Jax Garage, a popular Seaside Heights bar on Sumner Avenue, will be obligated to comply with a number of new major conditions in order to retain its liquor license.
Borough officials said concerns over safety and an outcry from neighbors prompted them to impose the conditions as part of the annual renewal of all liquor licenses held in town. Jax Garage opened in a former mechanic’s shop following the 2013 boardwalk fire which claimed the older Jack and Bill’s bar. Though its liquor license is held by another party, the bar is owned by Louis Moscatiello, who also owns the Aztec, Used to Be’s, and has previously held stakes in other local restaurants.
The owner and manager of a nearby business appeared at the meeting and said the bar has been the source of trouble for some time, including frequent fights in the street, damage to vehicles, public urination and bass emanating loud enough from speakers to physically shake the windows of nearby buildings. In order to maintain its license, the bar must now comply with eight new conditions which were supported by a 6-0 vote by the borough council. (Councilman Michael Carbone was unable to vote because he holds a liquor license for another establishment.) The conditions are as follows:
- A camera system that covers all public areas of Jax Garage must be installed with live police access.
- An ID scanner must be used at the entrance.
- All managers of the establishment must register with the borough.
- One of the registered managers, whose identity is on file with the town, must be present on-site whenever the business is open.
- “Bar cards” must be held by all employees.
- No DJs will be allowed to perform on the outdoor deck.
- The outdoor deck must close by 11 p.m.
- Professional security must remain on-site for at least one hour after closing time.
The final condition – maintaining security after closing – was added after representatives from the Sea Palace Hotel, located next door, addressed the borough council.
“When the bar lets out, a lot of people are still looking to go to the bathroom,” said Thomas Trento, the hotel manager. ” Usually it’s my door, or on my customers’ cars.”
Trento said complaints from guests are “high” and he is sometimes forced to provide refunds – especially if they were unable to sleep the previous night.
“It’s a good bar, I’ve been a patron of this bar … but my building shakes, and so does my own bed at night,” he said, adding that some of the bar’s patrons “may be a little over-served.”
The owner of the hotel, who identified himself as “JD,” was more pointed in his request for noise controls and more security.
“Even in the winter time, that bass is so high, you can literally feel it,” he said. “Then there are the fights – everything happens after 2 a.m.
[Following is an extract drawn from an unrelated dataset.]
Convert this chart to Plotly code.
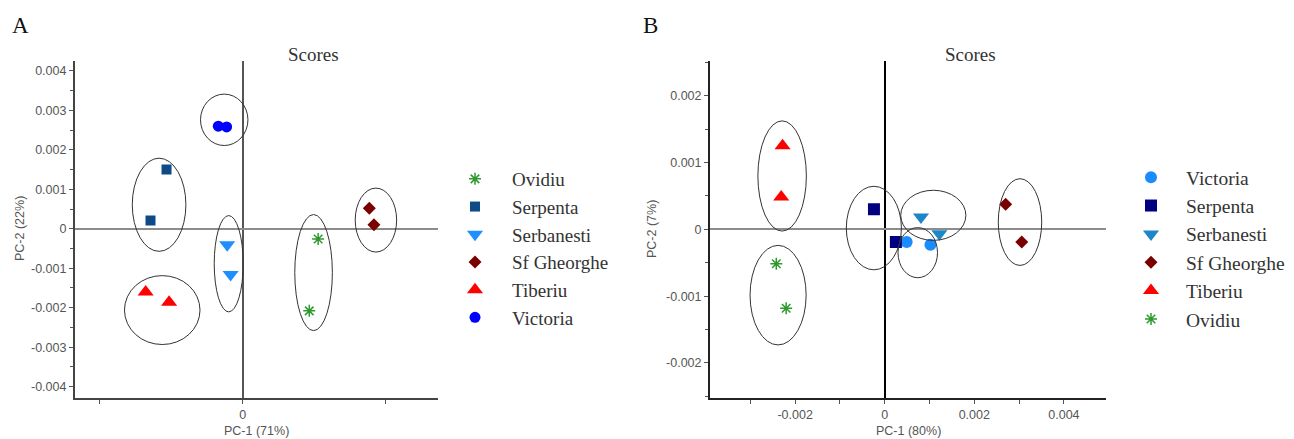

We ask them to move away, and then they want to fight you.”
JD said he has also been on the receiving end of racist comments related to his Indian heritage.
Borough officials said the issue of loud bass noise is outside of the scope of a liquor licensing ordinance, but pledged to speak with the management of the bar. Christopher Vaz, the borough administrator, said an existing condition on the license addresses noise that disturbs neighbors.
“The existing conditions say that the level of music inside the establishment shall not be loud enough to be heard outside the establishment,” he said.
Jax Garage was the only licensed establishment subject to additional regulations as a condition of its license renewal, though similar conditions have been applied to other bars in the past. Jax Garage is known best for its Thursday night parties year-round, and large crowds gather on weekends to see a cadre of local DJs who regularly perform.